[Problem]
Return the data exactly, with all pictures removed.

[Supplied material]
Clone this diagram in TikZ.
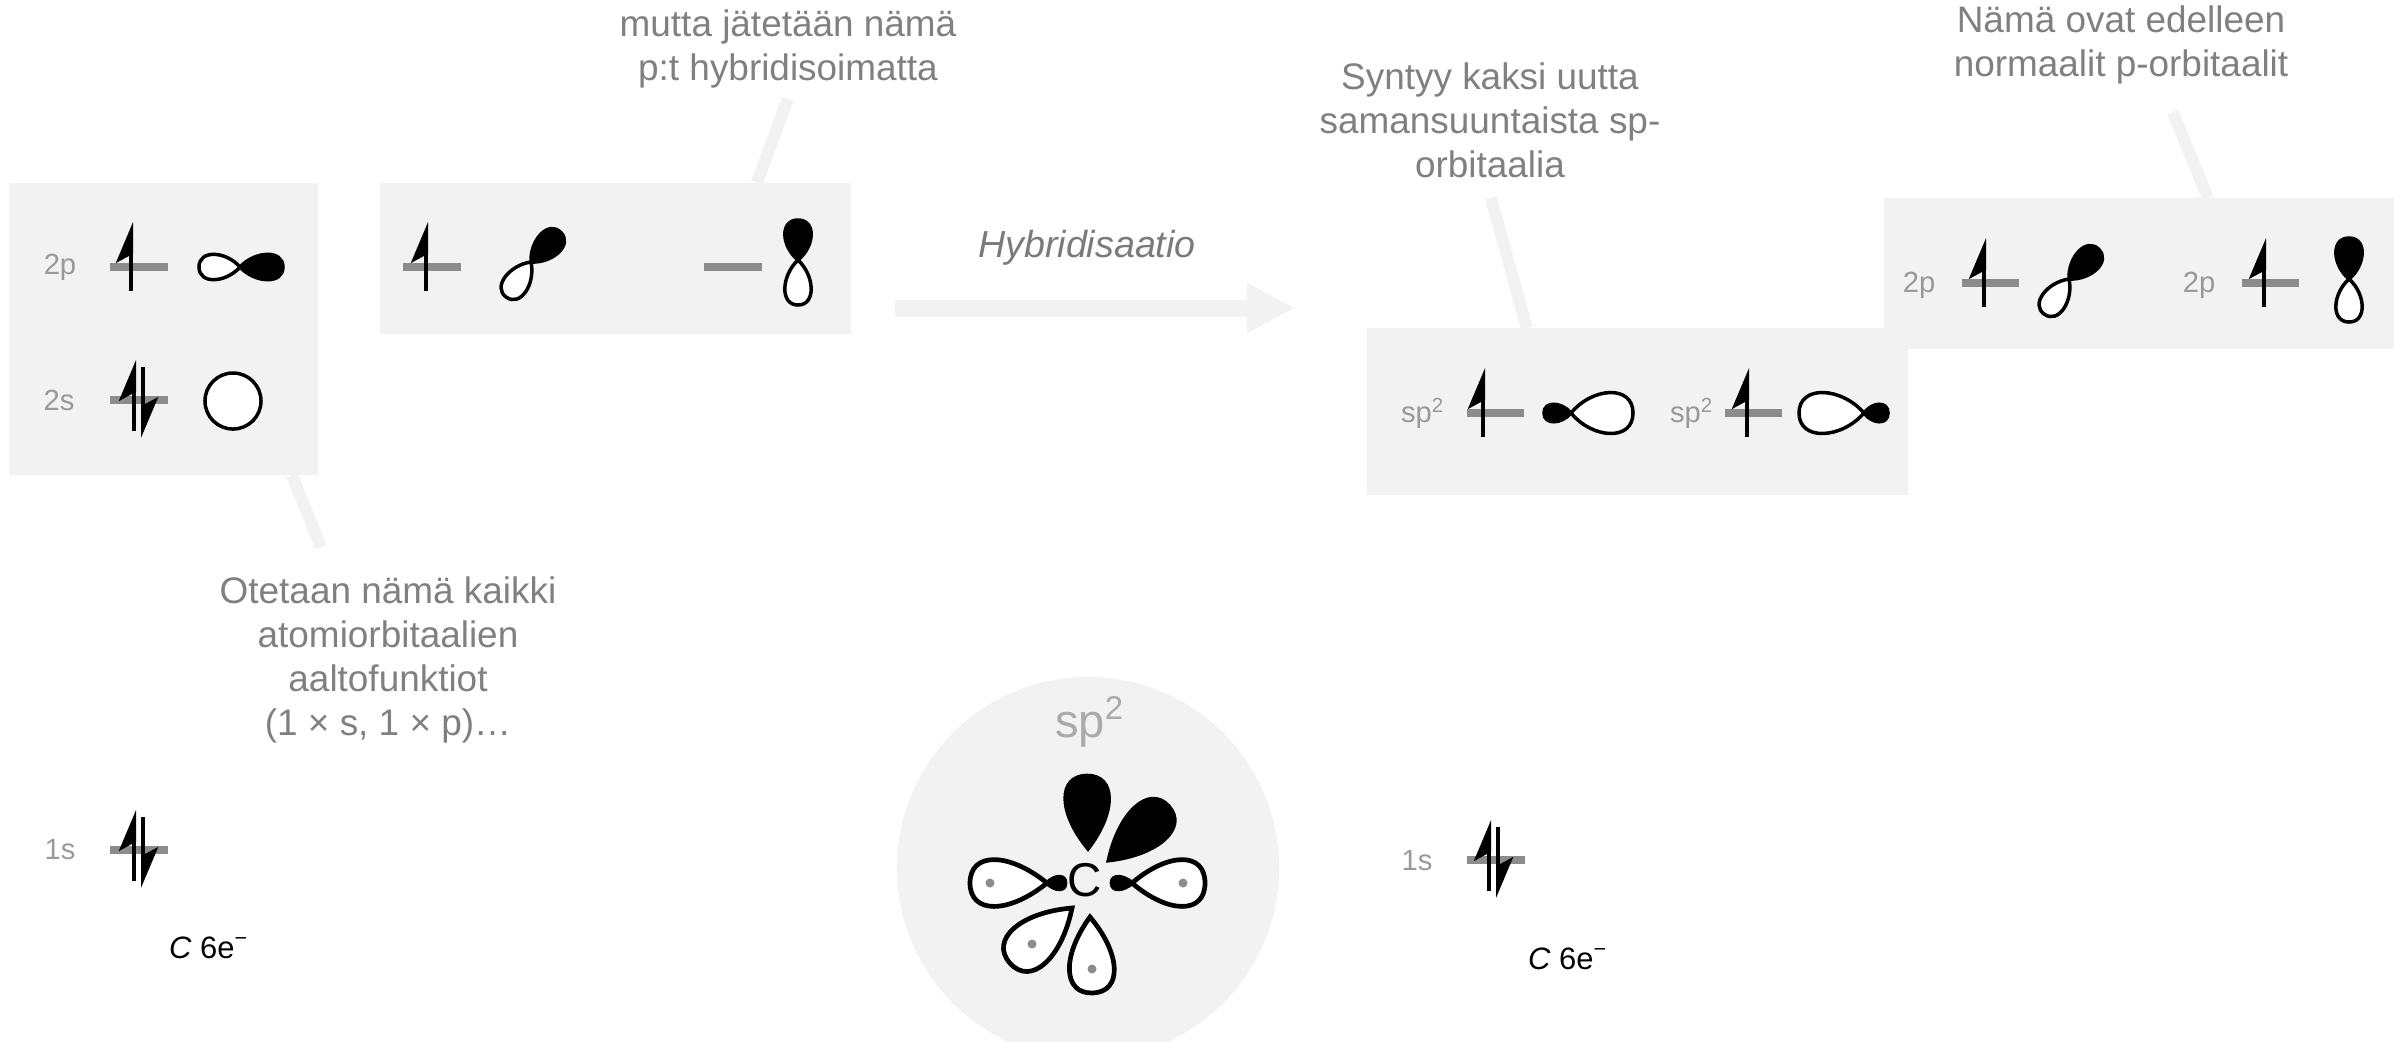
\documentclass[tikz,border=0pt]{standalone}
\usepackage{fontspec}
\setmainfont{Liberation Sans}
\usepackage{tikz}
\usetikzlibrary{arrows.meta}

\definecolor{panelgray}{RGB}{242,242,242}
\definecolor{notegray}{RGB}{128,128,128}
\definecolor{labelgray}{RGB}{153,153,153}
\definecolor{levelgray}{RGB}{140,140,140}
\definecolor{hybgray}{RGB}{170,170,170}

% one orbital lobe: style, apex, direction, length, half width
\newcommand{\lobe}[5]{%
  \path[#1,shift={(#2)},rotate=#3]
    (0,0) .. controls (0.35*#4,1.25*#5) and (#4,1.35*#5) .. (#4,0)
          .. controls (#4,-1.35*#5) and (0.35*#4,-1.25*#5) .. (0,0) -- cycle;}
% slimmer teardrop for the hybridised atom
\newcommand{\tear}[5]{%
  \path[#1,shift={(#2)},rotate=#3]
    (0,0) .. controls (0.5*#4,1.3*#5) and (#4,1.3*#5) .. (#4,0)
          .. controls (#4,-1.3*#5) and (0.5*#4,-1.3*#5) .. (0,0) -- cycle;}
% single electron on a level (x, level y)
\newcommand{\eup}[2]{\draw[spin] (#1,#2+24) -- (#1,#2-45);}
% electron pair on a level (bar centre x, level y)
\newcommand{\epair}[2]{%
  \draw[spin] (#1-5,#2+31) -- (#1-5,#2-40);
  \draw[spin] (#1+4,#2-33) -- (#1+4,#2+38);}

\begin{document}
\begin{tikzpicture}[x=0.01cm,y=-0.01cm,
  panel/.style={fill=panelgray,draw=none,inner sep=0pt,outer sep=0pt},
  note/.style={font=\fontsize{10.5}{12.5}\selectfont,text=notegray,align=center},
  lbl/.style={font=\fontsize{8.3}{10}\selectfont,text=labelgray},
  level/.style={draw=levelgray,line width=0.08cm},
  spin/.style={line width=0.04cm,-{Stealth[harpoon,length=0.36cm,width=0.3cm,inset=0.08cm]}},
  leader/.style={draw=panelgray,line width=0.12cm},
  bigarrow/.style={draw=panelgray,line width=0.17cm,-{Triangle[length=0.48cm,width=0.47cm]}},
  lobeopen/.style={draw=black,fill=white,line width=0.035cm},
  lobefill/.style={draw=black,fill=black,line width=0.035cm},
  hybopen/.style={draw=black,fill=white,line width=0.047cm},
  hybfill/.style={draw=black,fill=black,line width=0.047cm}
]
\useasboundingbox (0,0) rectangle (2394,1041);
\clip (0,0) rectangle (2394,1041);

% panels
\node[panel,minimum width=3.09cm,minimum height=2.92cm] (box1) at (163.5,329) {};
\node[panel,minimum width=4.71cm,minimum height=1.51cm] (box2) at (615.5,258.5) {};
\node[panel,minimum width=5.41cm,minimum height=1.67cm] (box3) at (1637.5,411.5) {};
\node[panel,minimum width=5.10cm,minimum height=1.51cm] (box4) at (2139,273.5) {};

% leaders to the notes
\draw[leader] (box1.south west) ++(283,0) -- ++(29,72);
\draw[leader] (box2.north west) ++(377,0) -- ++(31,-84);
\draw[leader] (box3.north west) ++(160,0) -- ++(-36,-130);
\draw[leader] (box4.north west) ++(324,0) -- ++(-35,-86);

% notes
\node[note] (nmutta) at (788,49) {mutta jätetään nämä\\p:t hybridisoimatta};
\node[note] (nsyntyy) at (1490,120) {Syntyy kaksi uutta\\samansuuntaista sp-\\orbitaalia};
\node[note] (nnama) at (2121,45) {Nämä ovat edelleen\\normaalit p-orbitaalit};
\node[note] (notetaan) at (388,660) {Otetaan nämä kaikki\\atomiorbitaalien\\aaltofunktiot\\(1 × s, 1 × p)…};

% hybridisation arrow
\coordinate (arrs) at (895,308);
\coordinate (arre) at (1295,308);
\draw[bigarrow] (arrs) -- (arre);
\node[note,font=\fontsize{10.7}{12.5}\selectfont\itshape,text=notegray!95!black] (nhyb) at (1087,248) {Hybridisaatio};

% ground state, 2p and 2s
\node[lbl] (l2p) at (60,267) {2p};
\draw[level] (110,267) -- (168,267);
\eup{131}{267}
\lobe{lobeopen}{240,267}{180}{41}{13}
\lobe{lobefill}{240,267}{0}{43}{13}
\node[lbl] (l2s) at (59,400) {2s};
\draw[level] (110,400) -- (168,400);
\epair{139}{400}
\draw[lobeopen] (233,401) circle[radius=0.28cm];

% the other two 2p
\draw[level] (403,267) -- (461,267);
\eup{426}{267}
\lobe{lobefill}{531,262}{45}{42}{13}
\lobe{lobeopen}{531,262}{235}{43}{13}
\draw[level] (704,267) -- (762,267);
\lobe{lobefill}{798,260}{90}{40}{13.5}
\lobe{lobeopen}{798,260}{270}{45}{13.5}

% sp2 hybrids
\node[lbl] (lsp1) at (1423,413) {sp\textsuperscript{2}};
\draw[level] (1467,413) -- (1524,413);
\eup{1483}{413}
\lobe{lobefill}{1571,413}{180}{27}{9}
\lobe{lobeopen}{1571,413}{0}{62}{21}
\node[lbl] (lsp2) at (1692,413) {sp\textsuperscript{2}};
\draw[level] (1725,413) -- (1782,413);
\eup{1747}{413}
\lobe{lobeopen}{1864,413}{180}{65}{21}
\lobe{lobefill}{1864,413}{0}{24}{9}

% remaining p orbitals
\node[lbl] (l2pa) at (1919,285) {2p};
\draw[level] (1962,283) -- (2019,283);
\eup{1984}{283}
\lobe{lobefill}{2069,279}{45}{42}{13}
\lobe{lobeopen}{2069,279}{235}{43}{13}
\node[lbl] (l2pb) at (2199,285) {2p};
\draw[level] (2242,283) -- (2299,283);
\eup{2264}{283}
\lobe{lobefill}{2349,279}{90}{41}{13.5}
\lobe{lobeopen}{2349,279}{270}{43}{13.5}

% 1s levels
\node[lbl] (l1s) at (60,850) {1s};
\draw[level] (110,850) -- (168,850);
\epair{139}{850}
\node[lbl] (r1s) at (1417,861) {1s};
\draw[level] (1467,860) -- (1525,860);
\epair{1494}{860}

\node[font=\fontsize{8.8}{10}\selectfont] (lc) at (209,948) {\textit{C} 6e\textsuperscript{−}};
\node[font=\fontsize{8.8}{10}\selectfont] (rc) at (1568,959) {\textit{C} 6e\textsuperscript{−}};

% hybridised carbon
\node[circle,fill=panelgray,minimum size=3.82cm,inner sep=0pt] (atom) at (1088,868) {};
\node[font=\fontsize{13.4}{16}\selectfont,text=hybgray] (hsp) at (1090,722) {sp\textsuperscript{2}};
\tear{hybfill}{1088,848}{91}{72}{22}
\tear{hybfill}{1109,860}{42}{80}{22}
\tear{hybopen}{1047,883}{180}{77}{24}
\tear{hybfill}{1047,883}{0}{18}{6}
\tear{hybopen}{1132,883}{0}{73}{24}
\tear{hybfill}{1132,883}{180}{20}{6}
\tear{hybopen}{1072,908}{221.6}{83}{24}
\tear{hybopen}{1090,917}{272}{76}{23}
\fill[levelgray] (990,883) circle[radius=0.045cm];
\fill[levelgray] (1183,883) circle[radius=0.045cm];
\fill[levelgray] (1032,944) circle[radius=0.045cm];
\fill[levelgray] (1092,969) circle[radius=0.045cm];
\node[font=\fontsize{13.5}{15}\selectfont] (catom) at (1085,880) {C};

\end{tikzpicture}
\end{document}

[Correct answer]
Clone this diagram in TikZ.
\documentclass[tikz,border=0pt]{standalone}
\usepackage{fontspec}
\setmainfont{Liberation Sans}
\usepackage{tikz}
\usetikzlibrary{arrows.meta}

\definecolor{panelgray}{RGB}{242,242,242}
\definecolor{notegray}{RGB}{128,128,128}
\definecolor{labelgray}{RGB}{153,153,153}
\definecolor{levelgray}{RGB}{140,140,140}
\definecolor{hybgray}{RGB}{170,170,170}

% one orbital lobe: style, apex, direction, length, half width
\newcommand{\lobe}[5]{%
  \path[#1,shift={(#2)},rotate=#3]
    (0,0) .. controls (0.35*#4,1.25*#5) and (#4,1.35*#5) .. (#4,0)
          .. controls (#4,-1.35*#5) and (0.35*#4,-1.25*#5) .. (0,0) -- cycle;}
% slimmer teardrop for the hybridised atom
\newcommand{\tear}[5]{%
  \path[#1,shift={(#2)},rotate=#3]
    (0,0) .. controls (0.5*#4,1.3*#5) and (#4,1.3*#5) .. (#4,0)
          .. controls (#4,-1.3*#5) and (0.5*#4,-1.3*#5) .. (0,0) -- cycle;}
% single electron on a level (x, level y)
\newcommand{\eup}[2]{\draw[spin] (#1,#2+24) -- (#1,#2-45);}
% electron pair on a level (bar centre x, level y)
\newcommand{\epair}[2]{%
  \draw[spin] (#1-5,#2+31) -- (#1-5,#2-40);
  \draw[spin] (#1+4,#2-33) -- (#1+4,#2+38);}

\begin{document}
\begin{tikzpicture}[x=0.01cm,y=-0.01cm,
  panel/.style={fill=panelgray,draw=none,inner sep=0pt,outer sep=0pt},
  note/.style={font=\fontsize{10.5}{12.5}\selectfont,text=notegray,align=center},
  lbl/.style={font=\fontsize{8.3}{10}\selectfont,text=labelgray},
  level/.style={draw=levelgray,line width=0.08cm},
  spin/.style={line width=0.04cm,-{Stealth[harpoon,length=0.36cm,width=0.3cm,inset=0.08cm]}},
  leader/.style={draw=panelgray,line width=0.12cm},
  bigarrow/.style={draw=panelgray,line width=0.17cm,-{Triangle[length=0.48cm,width=0.47cm]}},
  lobeopen/.style={draw=black,fill=white,line width=0.035cm},
  lobefill/.style={draw=black,fill=black,line width=0.035cm},
  hybopen/.style={draw=black,fill=white,line width=0.047cm},
  hybfill/.style={draw=black,fill=black,line width=0.047cm}
]
\useasboundingbox (0,0) rectangle (2394,1041);
\clip (0,0) rectangle (2394,1041);

% panels
\node[panel,minimum width=3.09cm,minimum height=2.92cm] (box1) at (163.5,329) {};
\node[panel,minimum width=4.71cm,minimum height=1.51cm] (box2) at (615.5,258.5) {};
\node[panel,minimum width=5.41cm,minimum height=1.67cm] (box3) at (1637.5,411.5) {};
\node[panel,minimum width=5.10cm,minimum height=1.51cm] (box4) at (2139,273.5) {};

% leaders to the notes
\draw[leader] (box1.south west) ++(283,0) -- ++(29,72);
\draw[leader] (box2.north west) ++(377,0) -- ++(31,-84);
\draw[leader] (box3.north west) ++(160,0) -- ++(-36,-130);
\draw[leader] (box4.north west) ++(324,0) -- ++(-35,-86);

% notes
\node[note] (nmutta) at (788,49) {mutta jätetään nämä\\p:t hybridisoimatta};
\node[note] (nsyntyy) at (1490,120) {Syntyy kaksi uutta\\samansuuntaista sp-\\orbitaalia};
\node[note] (nnama) at (2121,45) {Nämä ovat edelleen\\normaalit p-orbitaalit};
\node[note] (notetaan) at (388,660) {Otetaan nämä kaikki\\atomiorbitaalien\\aaltofunktiot\\(1 × s, 1 × p)…};

% hybridisation arrow
\coordinate (arrs) at (895,308);
\coordinate (arre) at (1295,308);
\draw[bigarrow] (arrs) -- (arre);
\node[note,font=\fontsize{10.7}{12.5}\selectfont\itshape,text=notegray!95!black] (nhyb) at (1087,248) {Hybridisaatio};

% ground state, 2p and 2s
\node[lbl] (l2p) at (60,267) {2p};
\draw[level] (110,267) -- (168,267);
\eup{131}{267}
\lobe{lobeopen}{240,267}{180}{41}{13}
\lobe{lobefill}{240,267}{0}{43}{13}
\node[lbl] (l2s) at (59,400) {2s};
\draw[level] (110,400) -- (168,400);
\epair{139}{400}
\draw[lobeopen] (233,401) circle[radius=0.28cm];

% the other two 2p
\draw[level] (403,267) -- (461,267);
\eup{426}{267}
\lobe{lobefill}{531,262}{45}{42}{13}
\lobe{lobeopen}{531,262}{235}{43}{13}
\draw[level] (704,267) -- (762,267);
\lobe{lobefill}{798,260}{90}{40}{13.5}
\lobe{lobeopen}{798,260}{270}{45}{13.5}

% sp2 hybrids
\node[lbl] (lsp1) at (1423,413) {sp\textsuperscript{2}};
\draw[level] (1467,413) -- (1524,413);
\eup{1483}{413}
\lobe{lobefill}{1571,413}{180}{27}{9}
\lobe{lobeopen}{1571,413}{0}{62}{21}
\node[lbl] (lsp2) at (1692,413) {sp\textsuperscript{2}};
\draw[level] (1725,413) -- (1782,413);
\eup{1747}{413}
\lobe{lobeopen}{1864,413}{180}{65}{21}
\lobe{lobefill}{1864,413}{0}{24}{9}

% remaining p orbitals
\node[lbl] (l2pa) at (1919,285) {2p};
\draw[level] (1962,283) -- (2019,283);
\eup{1984}{283}
\lobe{lobefill}{2069,279}{45}{42}{13}
\lobe{lobeopen}{2069,279}{235}{43}{13}
\node[lbl] (l2pb) at (2199,285) {2p};
\draw[level] (2242,283) -- (2299,283);
\eup{2264}{283}
\lobe{lobefill}{2349,279}{90}{41}{13.5}
\lobe{lobeopen}{2349,279}{270}{43}{13.5}

% 1s levels
\node[lbl] (l1s) at (60,850) {1s};
\draw[level] (110,850) -- (168,850);
\epair{139}{850}
\node[lbl] (r1s) at (1417,861) {1s};
\draw[level] (1467,860) -- (1525,860);
\epair{1494}{860}

\node[font=\fontsize{8.8}{10}\selectfont] (lc) at (209,948) {\textit{C} 6e\textsuperscript{−}};
\node[font=\fontsize{8.8}{10}\selectfont] (rc) at (1568,959) {\textit{C} 6e\textsuperscript{−}};

% hybridised carbon
\node[circle,fill=panelgray,minimum size=3.82cm,inner sep=0pt] (atom) at (1088,868) {};
\node[font=\fontsize{13.4}{16}\selectfont,text=hybgray] (hsp) at (1090,722) {sp\textsuperscript{2}};
\tear{hybfill}{1088,848}{91}{72}{22}
\tear{hybfill}{1109,860}{42}{80}{22}
\tear{hybopen}{1047,883}{180}{77}{24}
\tear{hybfill}{1047,883}{0}{18}{6}
\tear{hybopen}{1132,883}{0}{73}{24}
\tear{hybfill}{1132,883}{180}{20}{6}
\tear{hybopen}{1072,908}{221.6}{83}{24}
\tear{hybopen}{1090,917}{272}{76}{23}
\fill[levelgray] (990,883) circle[radius=0.045cm];
\fill[levelgray] (1183,883) circle[radius=0.045cm];
\fill[levelgray] (1032,944) circle[radius=0.045cm];
\fill[levelgray] (1092,969) circle[radius=0.045cm];
\node[font=\fontsize{13.5}{15}\selectfont] (catom) at (1085,880) {C};

\end{tikzpicture}
\end{document}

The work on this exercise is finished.